Önce şu hususu hatırlamalıyız ki, dünya, o faciadan ancak birkaç gün sonra haberdar olmuştu. İran ise, o günlerde, Saddam yönetimindeki Irak güçlerinin İran içindeki ilerleyişlerini durdurmakla meşguldü.. Yani, dışarıda nelerin olup bittiğiyle ilgilenecek durumda değildi. Ve unutulmasın ki, o İran -Irak Savaşı sırasında Suriye, İran’ın dünyadan temin etmek zorunda olduğu silahların giriş kapısı idi ve Esed rejimi, karşılığında haracını da İran’dan yüklü şekilde alıyordu.
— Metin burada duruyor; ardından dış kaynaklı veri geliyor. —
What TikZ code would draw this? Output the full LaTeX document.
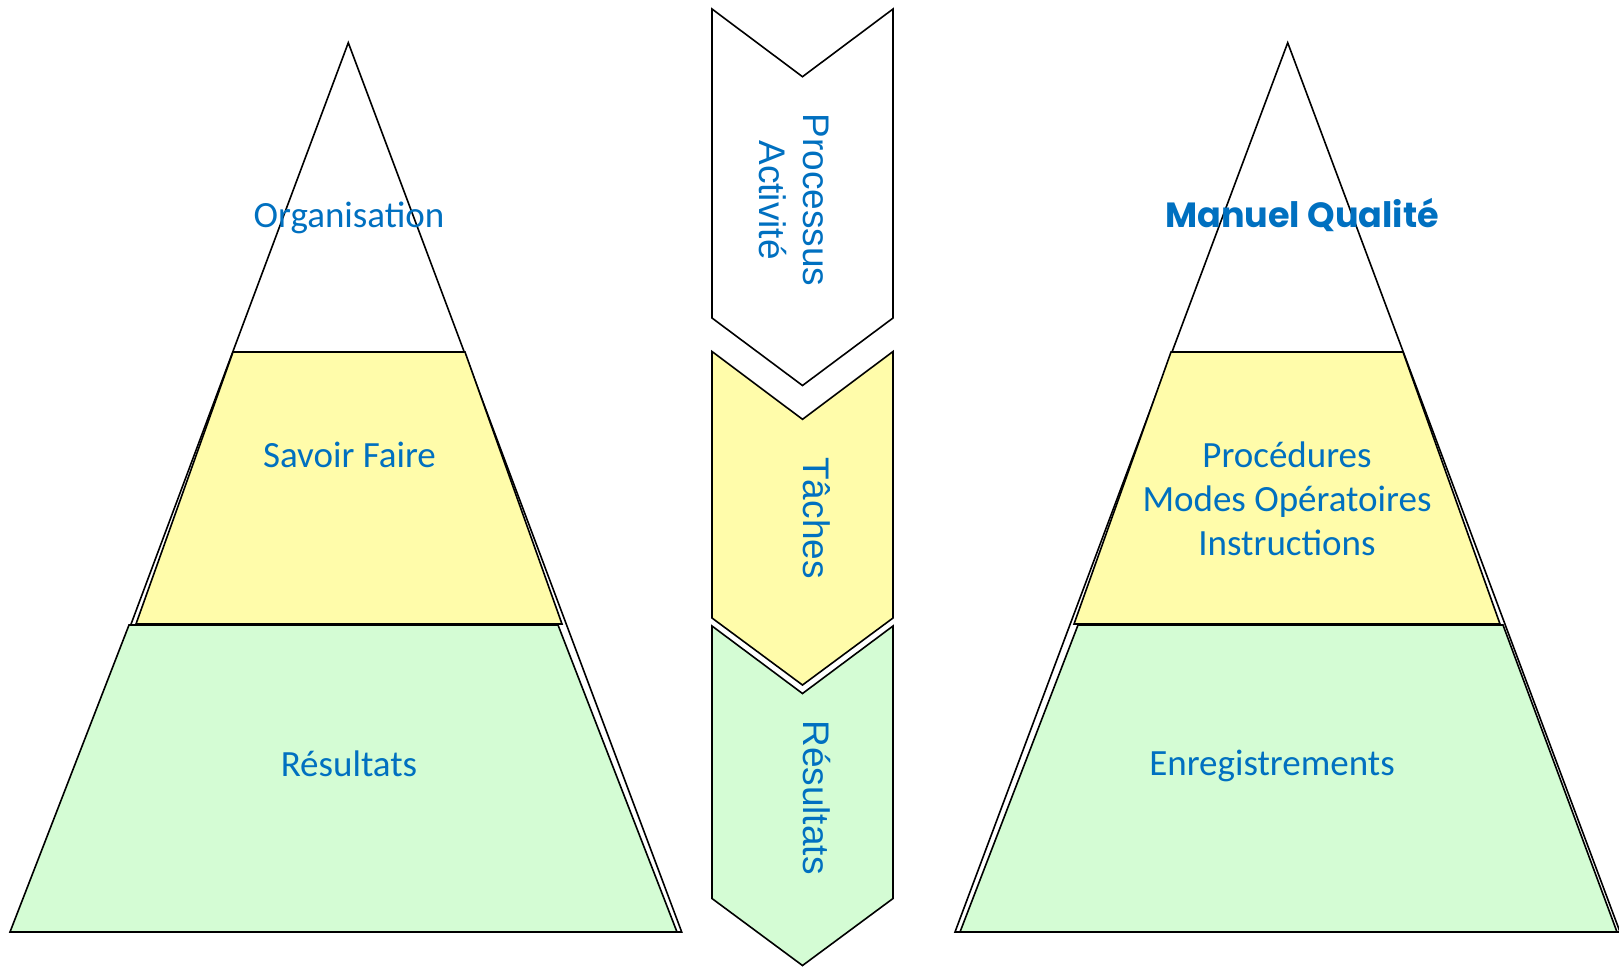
\documentclass[tikz,border=0pt]{standalone}
\usepackage{fontspec}
\setmainfont{Carlito}
\newfontfamily\chevfont{Liberation Sans}
\newfontfamily\titlefont{Poppins}
\definecolor{txtblue}{RGB}{0,112,192}
\definecolor{tierYellow}{RGB}{255,252,170}
\definecolor{tierGreen}{RGB}{212,252,212}
\begin{document}
\begin{tikzpicture}[x=1pt,y=-1pt,
  outline/.style={draw=black, line width=1.6pt, line join=miter},
  tierlabel/.style={text=txtblue, font=\fontsize{37}{44}\selectfont, inner sep=0pt, align=center},
  chevlabel/.style={text=txtblue, font=\chevfont\fontsize{37}{44.5}\selectfont, inner sep=0pt, rotate=-90, align=center},
]
\useasboundingbox[fill=white] (0,0) rectangle (1619,967);

% ---- left pyramid: outline triangle, then the two coloured tiers
\draw[outline, fill=white] (348.3,42.7) -- (681.7,932) -- (16,932) -- cycle;
\draw[outline, fill=tierYellow] (233,352) -- (465,352) -- (562,624) -- (136,624) -- cycle;
\draw[outline, fill=tierGreen] (129,625) -- (558,625) -- (677,932) -- (10,932) -- cycle;

\node[tierlabel, anchor=base] (orgL) at (349,227) {Organisation};
\node[tierlabel, anchor=base] (savoir) at (349.5,467) {Savoir Faire};
\node[tierlabel, anchor=base] (resL) at (349,776) {Résultats};

% ---- right pyramid
\draw[outline, fill=white] (1287.7,42.7) -- (1620,932) -- (955,932) -- cycle;
\draw[outline, fill=tierYellow] (1171,352) -- (1403,352) -- (1500,624) -- (1074,624) -- cycle;
\draw[outline, fill=tierGreen] (1078,625) -- (1503,625) -- (1617,932) -- (960,932) -- cycle;

\node[tierlabel, anchor=base, font=\titlefont\bfseries\fontsize{35}{40}\selectfont] (manuel) at (1302,227) {Manuel Qualité};
\node[tierlabel] (proc) at (1287,499) {Procédures\\Modes Opératoires\\Instructions};
\node[tierlabel, anchor=base] (enreg) at (1272,775) {Enregistrements};

% ---- chevrons in the middle
\draw[outline, fill=white] (712,9) -- (802.5,76.7) -- (893,9) -- (893,318) -- (802.5,385.5) -- (712,318) -- cycle;
\draw[outline, fill=tierYellow] (712,351.5) -- (802.5,419.3) -- (893,351.5) -- (893,618) -- (802.5,685) -- (712,618) -- cycle;
\draw[outline, fill=tierGreen] (712,626) -- (802.5,693.5) -- (893,626) -- (893,898.5) -- (802.5,965.5) -- (712,898.5) -- cycle;

\node[chevlabel] (procact) at (794,200) {Processus\\Activité};
\node[chevlabel, anchor=base] (taches) at (803,518) {Tâches};
\node[chevlabel, anchor=base] (resC) at (803,797.5) {Résultats};
\end{tikzpicture}
\end{document}
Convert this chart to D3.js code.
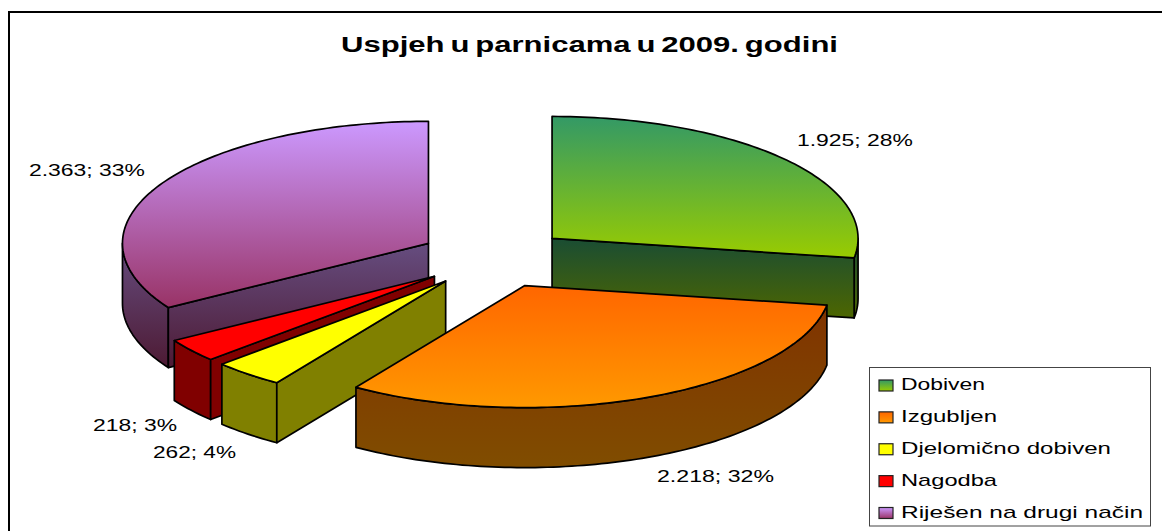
<!DOCTYPE html>
<html><head><meta charset="utf-8">
<script src="https://cdn.jsdelivr.net/npm/d3@7"></script>
<style>html,body{margin:0;padding:0;background:#fff;overflow:hidden}svg{display:block}text{font-family:"Liberation Sans",Arial,sans-serif;fill:#000}</style>
</head><body><svg id="c" width="1162" height="531"></svg>
<script>
const categories = ["Dobiven","Izgubljen","Djelomično dobiven","Nagodba","Riješen na drugi način"];
const values = [1925,2218,262,218,2363];
const valueLabels = ["1.925; 28%","2.218; 32%","262; 4%","218; 3%","2.363; 33%"];
const gradTop = ["#339966","#ff6600","#ffff00","#ff0000","#cc99ff"];
const gradBottom = ["#99cc00","#ff9900","#ffff00","#ff0000","#993366"];
const drawOrder = [4,0,3,2,1];

const W=1162,H=531;
const svg=d3.select("#c");
const defs=svg.append("defs");
const half=c=>{const r=d3.rgb(c);return d3.rgb(r.r/2,r.g/2,r.b/2).formatHex();};
function grad(id,a,b){const g=defs.append("linearGradient").attr("id",id).attr("x1",0).attr("y1",0).attr("x2",0).attr("y2",1);
  g.append("stop").attr("offset",0).attr("stop-color",a);g.append("stop").attr("offset",1).attr("stop-color",b);}
categories.forEach((_,i)=>{grad("t"+i,gradTop[i],gradBottom[i]);grad("s"+i,half(gradTop[i]),half(gradBottom[i]));});

// frame: only its top and left edges fall inside the picture
svg.append("rect").attr("x",9).attr("y",12).attr("width",1200).attr("height",560).attr("fill","#fff").attr("stroke","#000").attr("stroke-width",2);

function txt(s,x,y,len,size,bold){
  return svg.append("text").attr("x",x).attr("y",y).attr("textLength",len).attr("lengthAdjust","spacingAndGlyphs")
    .attr("font-size",size).attr("font-weight",bold?"bold":"normal").text(s);
}
txt("Uspjeh u parnicama u 2009. godini",341,52,497,22.5,true).style("word-spacing","-2px");

// pie geometry
const TAU=Math.PI*2;
const cx=494.5,cy=258,rx=306,ry=122,depth=60,explode=0.247;
const arcs=d3.pie().sort(null).value(d=>d)(values);
const px=d3.scaleLinear().domain([-1,1]).range([-rx,rx]);
const py=d3.scaleLinear().domain([-1,1]).range([ry,-ry]);
const line=d3.line();
function pt(a,c,r=1,dy=0){return [c[0]+px(Math.sin(a)*r),c[1]+py(Math.cos(a)*r)+dy];}
function sweep(a0,a1,c,dy){const n=Math.max(2,Math.ceil((a1-a0)/0.02));return d3.range(n+1).map(i=>pt(a0+(a1-a0)*i/n,c,1,dy));}

drawOrder.forEach(i=>{
  const d=arcs[i],a0=d.startAngle,a1=d.endAngle,mid=(a0+a1)/2;
  const c=[cx+px(Math.sin(mid)*explode),cy+py(Math.cos(mid)*explode)];
  const g=svg.append("g").attr("stroke","#000").attr("stroke-width",1.7).attr("stroke-linejoin","round");
  const wall=`url(#s${i})`;
  const fa=Math.max(a0,TAU/4),fb=Math.min(a1,TAU*3/4);
  if(fb>fa){
    const top=sweep(fa,fb,c,0),bot=sweep(fa,fb,c,depth).reverse();
    g.append("path").attr("d",line(top.concat(bot))+"Z").attr("fill",wall);
  }
  if(Math.sin(a1)>0) g.append("path").attr("d",line([c,pt(a1,c),pt(a1,c,1,depth),[c[0],c[1]+depth]])+"Z").attr("fill",wall);
  if(Math.sin(a0)<0) g.append("path").attr("d",line([c,pt(a0,c),pt(a0,c,1,depth),[c[0],c[1]+depth]])+"Z").attr("fill",wall);
  g.append("path").attr("d",line([c].concat(sweep(a0,a1,c,0)))+"Z").attr("fill",`url(#t${i})`);
});

// data labels
const labelPos=[[797,146,116],[657,482,117],[153,458,83],[93,431,84],[29,176,116]];
valueLabels.forEach((s,i)=>txt(s,labelPos[i][0],labelPos[i][1],labelPos[i][2],16.5,false));

// legend
const legend=svg.append("g");
legend.append("rect").attr("x",869.5).attr("y",367.5).attr("width",281).attr("height",158.5).attr("fill","#fff").attr("stroke","#444").attr("stroke-width",1);
const ly=d3.scalePoint().domain(categories).range([385,512.5]);
const legendLen=[84,96,210,96,242];
categories.forEach((s,i)=>{
  legend.append("rect").attr("x",879).attr("y",ly(s)-5).attr("width",14).attr("height",11).attr("fill",`url(#t${i})`).attr("stroke","#222").attr("stroke-width",1.2);
  txt(s,901,ly(s)+5,legendLen[i],17,false);
});
</script></body></html>
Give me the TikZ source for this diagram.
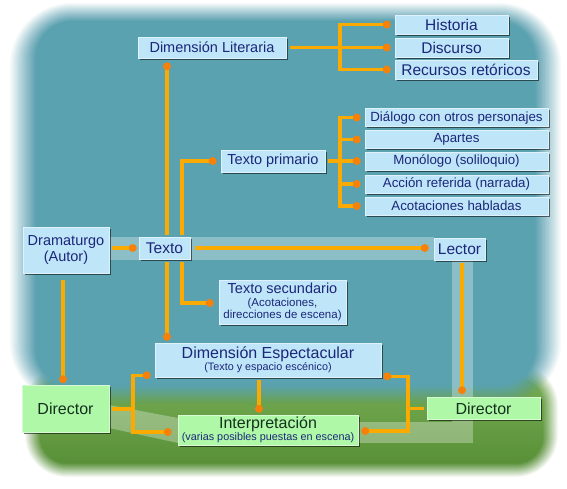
\documentclass[tikz,border=0pt]{standalone}
\usepackage{fontspec}
\setmainfont{Liberation Sans}
\usetikzlibrary{calc,shadows}
\definecolor{tealbg}{RGB}{90,162,176}
\definecolor{grassA}{RGB}{118,172,84}
\definecolor{grassB}{RGB}{88,144,56}
\definecolor{boxblue}{RGB}{190,229,248}
\definecolor{boxgreen}{RGB}{174,248,168}
\definecolor{navy}{RGB}{28,38,122}
\definecolor{darkg}{RGB}{22,48,30}
\definecolor{lineor}{RGB}{250,170,0}
\definecolor{dotor}{RGB}{245,128,10}
\newcommand\myfA{\fontsize{14.5}{16}\selectfont}
\newcommand\myfB{\fontsize{15.5}{17}\selectfont}
\newcommand\myfC{\fontsize{13.3}{15}\selectfont}
\newcommand\myfD{\fontsize{16}{18}\selectfont}
\newcommand\myfS{\fontsize{11.5}{12}\selectfont}
\newcommand\myfT{\fontsize{10.8}{12}\selectfont}
\pgfdeclarelayer{bg}
\pgfdeclarelayer{mid}
\pgfsetlayers{bg,mid,main}
\begin{document}
\begin{tikzpicture}[x=1pt,y=-1pt,
  bbox/.style={draw=boxblue!50!white, line width=0.5pt, fill=boxblue, text=navy,
    inner sep=0pt, align=center,
    drop shadow={shadow xshift=1.6pt,shadow yshift=-1.6pt,opacity=0.55,fill=black}},
  gbox/.style={bbox, fill=boxgreen, draw=boxgreen!50!white, text=darkg},
  conn/.style={draw=lineor, line width=3.2pt},
  dot/.style={circle, fill=dotor, inner sep=0pt, minimum size=8pt},
  band/.style={fill=white, fill opacity=0.3}]
\useasboundingbox (0,0) rectangle (567,488);

% ---- nodes ----
\node[bbox, minimum width=148pt, minimum height=21pt, font=\myfA] (dimlit) at (212,47.5) {Dimensión Literaria};
\node[bbox, minimum width=113pt, minimum height=19pt, font=\myfB] (hist) at (451.5,24.5) {Historia};
\node[bbox, minimum width=113pt, minimum height=19pt, font=\myfB] (disc) at (451.5,47.5) {Discurso};
\node[bbox, minimum width=142pt, minimum height=19pt, font=\myfB] (recur) at (466,69.5) {Recursos retóricos};
\node[bbox, minimum width=104pt, minimum height=22pt, font=\myfA] (tprim) at (273,161) {Texto primario};
\node[bbox, minimum width=183pt, minimum height=18pt, font=\myfC] (dial) at (456.5,117.5) {Diálogo con otros personajes};
\node[bbox, minimum width=183pt, minimum height=18pt, font=\myfC] (apar) at (456.5,139.5) {Apartes};
\node[bbox, minimum width=183pt, minimum height=18pt, font=\myfC] (mono) at (456.5,161) {Monólogo (soliloquio)};
\node[bbox, minimum width=183pt, minimum height=18pt, font=\myfC] (acc) at (456.5,184) {Acción referida (narrada)};
\node[bbox, minimum width=183pt, minimum height=18pt, font=\myfC] (acot) at (456.5,206) {Acotaciones habladas};
\node[bbox, minimum width=86pt, minimum height=46pt, font=\myfA] (dram) at (66,250) {Dramaturgo\\(Autor)};
\node[bbox, minimum width=51pt, minimum height=22pt, font=\myfB] (texto) at (164.5,248) {Texto};
\node[bbox, minimum width=51pt, minimum height=22pt, font=\myfB] (lector) at (459.5,249) {Lector};
\node[bbox, minimum width=127pt, minimum height=44pt, font=\myfS] (tsec) at (282.5,302)
  {{\myfA Texto secundario}\\[1pt](Acotaciones,\\direcciones de escena)};
\node[bbox, minimum width=226pt, minimum height=34pt, font=\myfT] (dimesp) at (268,360)
  {{\myfD Dimensión Espectacular}\\(Texto y espacio escénico)};
\node[gbox, minimum width=180pt, minimum height=30pt, font=\myfT] (interp) at (268,430)
  {{\myfD Interpretación}\\{\color{navy}(varias posibles puestas en escena)}};
\node[gbox, minimum width=87pt, minimum height=47pt, font=\myfD] (dirL) at (65.5,409) {Director};
\node[gbox, minimum width=113pt, minimum height=22pt, font=\myfD] (dirR) at (483.5,408.5) {Director};

% ---- column coordinates ----
\coordinate (cA) at (167,0);
\coordinate (cB) at (182,0);
\coordinate (cL) at (462,0);
\coordinate (cD) at (63,0);
\coordinate (cI) at (259,0);
\coordinate (t1) at (340,0);
\coordinate (tl) at (133,0);
\coordinate (trr) at (408,0);

% ---- background ----
\begin{pgfonlayer}{bg}
\fill[white] (0,0) rectangle (567,488);
% grass, soft edges (linear ramp of opacity)
\foreach \i [evaluate=\i as \r using 42-\i*1.0, evaluate=\i as \dx using \i*1.0,
             evaluate=\i as \dy using \i*0.9,
             evaluate=\i as \a using 1/(16-\i)] in {0,...,15}
  \shade[top color=grassA, bottom color=grassB, fill opacity=\a, rounded corners=\r pt]
    ({25+\dx},{364+\dy}) rectangle ({558-\dx},{477-\dy});
% sky, soft edges
\foreach \i [evaluate=\i as \r using 62-\i*1.3, evaluate=\i as \dx using \i*1.35,
             evaluate=\i as \dy using \i*0.95,
             evaluate=\i as \a using 1/(20-\i)] in {0,...,19}
  \fill[tealbg, fill opacity=\a, rounded corners=\r pt]
    ({10+\dx},{3+\dy}) rectangle ({561-\dx},{404-\dy});
% translucent flow bands
\fill[band] (dram.east |- texto.north) rectangle (lector.south west);
\fill[band] ($(lector.south)+(-7.5,0)$) rectangle (473,443);
\fill[band] (interp.east |- 0,422) rectangle (452,443);
\fill[band] (109,405) -- (178,418) -- (178,443) -- (109,428) -- cycle;
\end{pgfonlayer}

% ---- connectors ----
\begin{pgfonlayer}{mid}
% Dimension literaria bracket
\draw[conn] ($(hist.west)+(-8,0)$) node[dot]{} -| (t1 |- recur.west) -- ($(recur.west)+(-8,0)$) node[dot]{};
\draw[conn] ($(dimlit.east)+(4,0)$) -- ($(disc.west)+(-8,0)$) node[dot]{};
% Texto primario bracket
\draw[conn] ($(dial.west)+(-8,0)$) node[dot]{} -| (t1 |- acot.west) -- ($(acot.west)+(-8,0)$) node[dot]{};
\draw[conn] ($(tprim.east)+(3,0)$) -- ($(mono.west)+(-8,0)$) node[dot]{};
\draw[conn] (t1 |- apar.west) -- ($(apar.west)+(-8,0)$) node[dot]{};
\draw[conn] (t1 |- acc.west) -- ($(acc.west)+(-8,0)$) node[dot]{};
% Dimension literaria -> Dimension espectacular (behind Texto)
\draw[conn] ($(dimlit.south -| cA)+(0,8)$) node[dot]{} -- ($(texto.north -| cA)+(0,-2)$);
\draw[conn] ($(texto.south -| cA)+(0,3)$) -- ($(dimesp.north -| cA)+(0,-6)$) node[dot]{};
% Texto -> primario / secundario
\draw[conn] ($(texto.north -| cB)+(0,-2)$) |- ($(tprim.west)+(-8,0)$) node[dot]{};
\draw[conn] ($(texto.south -| cB)+(0,3)$) |- ($(tsec.west)+(-9,1)$) node[dot]{};
% Dramaturgo -> Texto -> Lector
\draw[conn] ($(dram.east |- texto.west)+(3,0)$) -- ($(texto.west)+(-6,0)$) node[dot]{};
\draw[conn] ($(texto.east)+(5,0)$) -- ($(texto.east -| lector.west)+(-9,0)$) node[dot]{};
% Lector -> Director (right)
\draw[conn] ($(lector.south -| cL)+(0,3)$) -- ($(dirR.north -| cL)+(0,-7)$) node[dot]{};
% Dramaturgo -> Director (left)
\draw[conn] ($(dram.south -| cD)+(0,7)$) -- ($(dirL.north -| cD)+(0,-6)$) node[dot]{};
% left bracket
\coordinate (iL) at ($(interp.west)+(-10,2)$);
\draw[conn] ($(dimesp.south west)+(-8,-2)$) node[dot]{} -| (tl |- iL) -- (iL) node[dot]{};
\draw[conn] ($(dirL.east)+(3,0)$) -- (tl |- dirL.east);
% right bracket
\coordinate (iR) at ($(interp.east)+(7,1)$);
\draw[conn] ($(dimesp.south east)+(6,-1)$) node[dot]{} -| (trr |- iR) -- (iR) node[dot]{};
\draw[conn] ($(dirR.west)+(-3,0)$) -- (trr |- dirR.west);
% Dimension espectacular -> Interpretacion
\draw[conn] ($(dimesp.south -| cI)+(0,3)$) -- ($(interp.north -| cI)+(0,-6)$) node[dot]{};
\end{pgfonlayer}
\end{tikzpicture}
\end{document}
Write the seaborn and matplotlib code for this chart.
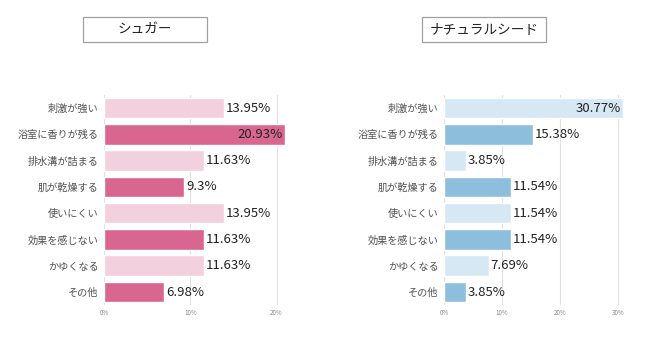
import pandas as pd
import numpy as np
import matplotlib.pyplot as plt
import matplotlib.patches as mpatches
import seaborn as sns

categories = ["刺激が強い", "浴室に香りが残る", "排水溝が詰まる", "肌が乾燥する",
              "使いにくい", "効果を感じない", "かゆくなる", "その他"]
sugar = [13.95, 20.93, 11.63, 9.3, 13.95, 11.63, 11.63, 6.98]
natural = [30.77, 15.38, 3.85, 11.54, 11.54, 11.54, 7.69, 3.85]
titles = ["シュガー", "ナチュラルシード"]
sugar_ticks = [0, 10, 20]
natural_ticks = [0, 10, 20, 30]

pink = ["#F2D0DD", "#D9668F"] * 4
blue = ["#D6E8F3", "#8DBFDD"] * 4

sns.set_theme(style="white")
plt.rcParams['font.family'] = ['Noto Sans CJK JP', 'DejaVu Sans']

fig = plt.figure(figsize=(6.5, 3.54), dpi=100)
ax1 = fig.add_axes([0.16, 0.138, 0.28, 0.594])
ax2 = fig.add_axes([0.683, 0.138, 0.277, 0.594])


def draw(ax, values, palette, ticks, xmax, title, tx):
    df = pd.DataFrame({"cat": categories, "val": values})
    sns.barplot(data=df, x="val", y="cat", hue="cat", palette=palette,
                saturation=1, legend=False, width=0.78, ax=ax, zorder=2)
    ax.set_xlim(0, xmax)
    ax.set_xticks(ticks)
    ax.set_xticklabels([f"{t}%" for t in ticks], fontsize=4.5, color="#888888")
    ax.tick_params(axis="y", labelsize=7.3, colors="#505050", length=0, pad=4)
    ax.tick_params(axis="x", length=0, pad=3)
    ax.set_xlabel("")
    ax.set_ylabel("")
    for s in ax.spines.values():
        s.set_visible(False)
    ax.xaxis.grid(True, color="#E0E0E0", lw=0.8, zorder=0)
    ax.set_axisbelow(True)
    for i, v in enumerate(values):
        if v > xmax * 0.85:
            ax.text(v - xmax * 0.01, i, f"{v:g}%", va="center", ha="right",
                    fontsize=9.5, color="#222222")
        else:
            ax.text(v + xmax * 0.01, i, f"{v:g}%", va="center", ha="left",
                    fontsize=9.5, color="#222222")
    # title box
    w, h = 124 / 650, 25 / 354
    fig.patches.append(mpatches.Rectangle((tx - w / 2, 0.917 - h / 2), w, h,
                                          transform=fig.transFigure, fill=False,
                                          edgecolor="#A0A0A0", lw=0.9))
    fig.text(tx, 0.917, title, ha="center", va="center", fontsize=9.8, color="#222222")


draw(ax1, sugar, pink, sugar_ticks, 21.1, titles[0], 0.223)
draw(ax2, natural, blue, natural_ticks, 31.0, titles[1], 0.745)

plt.savefig("out.png", dpi=100)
Yine de, o dönemde İran’ın Suriye’deki b.elçisi olan Muhteşemî’nin hatırâtında yazdığına göre, İmam’a, binlerce insanın öldürüldüğüne dair bilgi verdiğini; İmam’ın da Hâfız Esed’e, bu gibi hareketlerden kaçınmasına dair bir mesaj gönderdiğini yazmıştır.
***
Bazı okuyucular da, Afganistan’ın USA emperyalizmi tarafından işgali sırasında İran’ın B. Amerika’yla işbirliği yaptığını da iddia etmektedirler. Ben o gibi iddiaları doğrulayacak bilgilere sahib değilim. Ancak, İran -Afganistan sınırlarına yerleştirilen kocaman levhalarda bile ‘Şia kafir est.. / Şia kafirdir’ yazısı yazdıran ve de Mezar-ı Şerif’deki İran Konsolosluğu’nu ateşe verip, İranlı 14 diplomatı da öldüren ve hemen oracıkta defneden Tâlibân Yönetimi’nin, B. Amerika eliyle de çökertilmesinden İran’ın rahatsız olduğu söylenemez herhalde.
***
Buna rağmen, sözünü ettiğim tv. proğramında, sunucunun proğramı kapatırken, ‘İran toplumuna İslamî bir toplum denilebilir mi?’ şeklindeki son sorusuna, aslen İran’lı olan bir laik kişi, ‘İran’da ateizmin, sekuler düşüncenin giderek yaygınlaştığına’ dair sözlerinin doğruyu yansıtmadığı, ‘Yönetimin yanlış siyasetleri ile toplumun tamamına mal etmemek gerekir. İran’ın büyük halk kitleleri ile, Anadolu’nun geniiiş halk kitleleri arasında ufak-tefek farklılıklar dışında temel bir aykırılık yoktur ve İran toplumu, evet, İslamî bir toplumdur.’ görüşü bu satırların sahibince dile getirilmiştir.
***
5 yıldır devam eden Suriye Buhranı’nda ise, bugünkü İran Yönetimi’nin siyasetini çok yanlış bulduğumu baştan beri yazmaktayım, nice lanetlemelere rağmen.
Birilerinden rahatsız oluşumuz, onlar hakkında zulmetmemize vesile olmasın.